Ses trois voisins, des quinquagénaires, ont l’air un peu plus décontractés, un peu moins grisés par la situation.  Eux aussi n’ont pas jugé nécessaire d’aller vers les bureaux de vote. Vêtu d’une gandoura sombre, les cheveux gris et la barbe fournie, Abdelkader s’amuse : « Ma femme m’a servi du café ce matin et m’a sommé de ne pas aller voter ». Une allusion au dernier discours du Premier ministre à Sétif où il appelle les femmes à exiger de leurs maris d’aller voter et de ne pas leur servir le café avant.

« J’ai voté blanc »

Direction un autre quartier populaire de la capitale, Bab El Oued. Sur la route en passant par la rue Hassiba Ben Bouali, la Grande poste et le boulevard Zighout Youcef, la circulation est fluide. Certains profitent de cette journée chômée payée pour aller pêcher ou s’installer sur les plages. Khaled, chauffeur de taxi, travaille toute la journée. Il a voté ce matin dans l’école de sa commune de naissance à Bloghine.

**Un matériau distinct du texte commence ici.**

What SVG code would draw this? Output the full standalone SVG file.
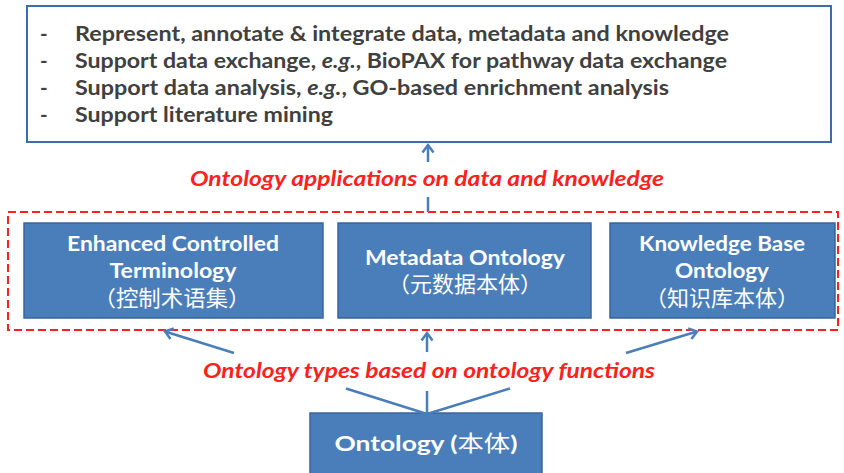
<svg xmlns="http://www.w3.org/2000/svg" width="844" height="473" viewBox="0 0 844 473">
  <style>
    .bullet { font-family: Lato, "Open Sans", sans-serif; font-weight: bold; font-size: 20.5px; fill: #404040; }
    .label { font-family: Lato, "Open Sans", sans-serif; font-weight: bold; font-style: italic; font-size: 21.5px; fill: #ff2020; text-anchor: middle; }
    .box { fill: #4a7ebb; stroke: #38659c; stroke-width: 1.5; }
    .boxtext { font-family: Lato, "Open Sans", sans-serif; font-weight: bold; font-size: 21.5px; fill: #ffffff; text-anchor: middle; }
    .cjk { font-family: "Noto Sans CJK SC", sans-serif; font-weight: normal; font-size: 21.5px; fill: #ffffff; text-anchor: middle; }
    .conn { stroke: #4a7ebb; stroke-width: 2.5; fill: none; }
  </style>
  <defs>
    <marker id="arrow" markerWidth="14" markerHeight="14" refX="9" refY="7" orient="auto" markerUnits="userSpaceOnUse">
      <path d="M1.5,1.5 L9,7 L1.5,12.5" fill="none" stroke="#4a7ebb" stroke-width="2.5"/>
    </marker>
  </defs>

  <rect width="844" height="473" fill="#ffffff"/>

  <!-- applications box -->
  <g id="applications">
    <rect x="27" y="6" width="804" height="136" fill="#ffffff" stroke="#3d6cab" stroke-width="2"/>
    <text class="bullet" x="40" y="41">-</text>
    <text class="bullet" x="40" y="68">-</text>
    <text class="bullet" x="40" y="95">-</text>
    <text class="bullet" x="40" y="122">-</text>
    <text class="bullet" x="75" y="41" textLength="654" lengthAdjust="spacingAndGlyphs">Represent, annotate &amp; integrate data, metadata and knowledge</text>
    <text class="bullet" x="75" y="68" textLength="652" lengthAdjust="spacingAndGlyphs">Support data exchange, <tspan font-style="italic">e.g.</tspan>, BioPAX for pathway data exchange</text>
    <text class="bullet" x="75" y="95" textLength="594" lengthAdjust="spacingAndGlyphs">Support data analysis, <tspan font-style="italic">e.g.</tspan>, GO-based enrichment analysis</text>
    <text class="bullet" x="75" y="122" textLength="258" lengthAdjust="spacingAndGlyphs">Support literature mining</text>
  </g>

  <text class="label" x="427" y="186" textLength="474" lengthAdjust="spacingAndGlyphs">Ontology applications on data and knowledge</text>

  <!-- ontology types group -->
  <g id="types">
    <rect x="8" y="212" width="830" height="118" fill="none" stroke="#ff2020" stroke-width="2" stroke-dasharray="8,4"/>
  </g>

  <g id="controlled-terminology">
    <rect class="box" x="24" y="223" width="299" height="95"/>
    <text class="boxtext" x="173" y="251" textLength="212" lengthAdjust="spacingAndGlyphs">Enhanced Controlled</text>
    <text class="boxtext" x="173" y="278" textLength="127" lengthAdjust="spacingAndGlyphs">Terminology</text>
    <text class="cjk" x="172" y="306" textLength="157" lengthAdjust="spacingAndGlyphs">（控制术语集）</text>
  </g>

  <g id="metadata-ontology">
    <rect class="box" x="338" y="223" width="253" height="95"/>
    <text class="boxtext" x="465" y="265" textLength="200" lengthAdjust="spacingAndGlyphs">Metadata Ontology</text>
    <text class="cjk" x="465" y="292" textLength="154" lengthAdjust="spacingAndGlyphs">（元数据本体）</text>
  </g>

  <g id="knowledge-base-ontology">
    <rect class="box" x="610" y="223" width="225" height="95"/>
    <text class="boxtext" x="722" y="251" textLength="166" lengthAdjust="spacingAndGlyphs">Knowledge Base</text>
    <text class="boxtext" x="722" y="278" textLength="94" lengthAdjust="spacingAndGlyphs">Ontology</text>
    <text class="cjk" x="722" y="306" textLength="154" lengthAdjust="spacingAndGlyphs">（知识库本体）</text>
  </g>

  <text class="label" x="429" y="378" textLength="452" lengthAdjust="spacingAndGlyphs">Ontology types based on ontology functions</text>

  <g id="ontology">
    <rect class="box" x="310" y="413" width="232" height="62"/>
    <text class="boxtext" x="426" y="451" font-size="24px" textLength="183" lengthAdjust="spacingAndGlyphs">Ontology (<tspan font-family="'Noto Sans CJK SC', sans-serif" font-weight="normal">本体</tspan>)</text>
  </g>

  <!-- connectors, broken where they pass behind the labels -->
  <g id="connectors">
    <line class="conn" x1="428" y1="212" x2="428" y2="197"/>
    <line class="conn" x1="428" y1="162" x2="428" y2="145" marker-end="url(#arrow)"/>

    <line class="conn" x1="427" y1="414" x2="346" y2="388.5"/>
    <line class="conn" x1="234" y1="353" x2="165" y2="331.5" marker-end="url(#arrow)"/>

    <line class="conn" x1="427" y1="414" x2="427" y2="391"/>
    <line class="conn" x1="427" y1="352" x2="427" y2="333" marker-end="url(#arrow)"/>

    <line class="conn" x1="427" y1="414" x2="510" y2="388.5"/>
    <line class="conn" x1="626" y1="353" x2="697" y2="331.5" marker-end="url(#arrow)"/>
  </g>
</svg>
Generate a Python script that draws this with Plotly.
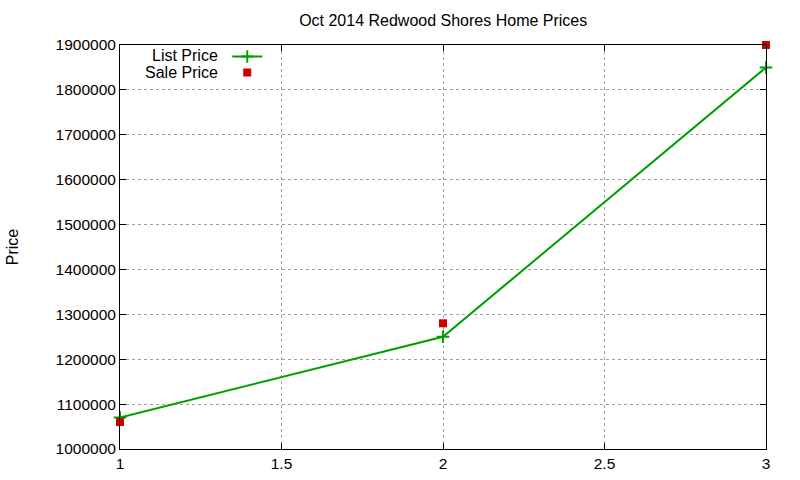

« J’ai voté blanc. Dans certains dossiers, on peut vous exiger maintenant la carte de vote. Moi j’ai des enfants. Donc je fais attention. On ne sait jamais », explique-t-il. Sur l’avenue Colonel Lotfi à Bab El Oued, les habitants tiennent le même discours. « Même si mon père est candidat, je ne me porterai pas garant pour lui tellement la situation est pourrie dans ce pays. Personne dans mon entourage ou parmi les gens que je connais n’a voté », précise Omar debout devant un café maure du quartier. Son ami ajoute : « Seuls ceux qui attendent de recevoir leurs logements ou attendent quelque chose se sont déplacés dans les bureaux de vote ».

Parmi les quelques commerçants interrogés, seul Amar a voté pour… Louisa Hanoune. « Elle court depuis Chadli. Qu’il la laisse gouverner pour deux ou trois ans. Peut-être que ça va marcher », pense-t-il. À Bouloughine, l’affluence est toujours aussi faible dans les bureaux en début d’après-midi.

Un gobelet de café à la main, Amar grille une cigarette juste à côté du centre de vote Youssef Naimi. « On vote ou pas, les listes sont faites à l’avance », affirme-t-il.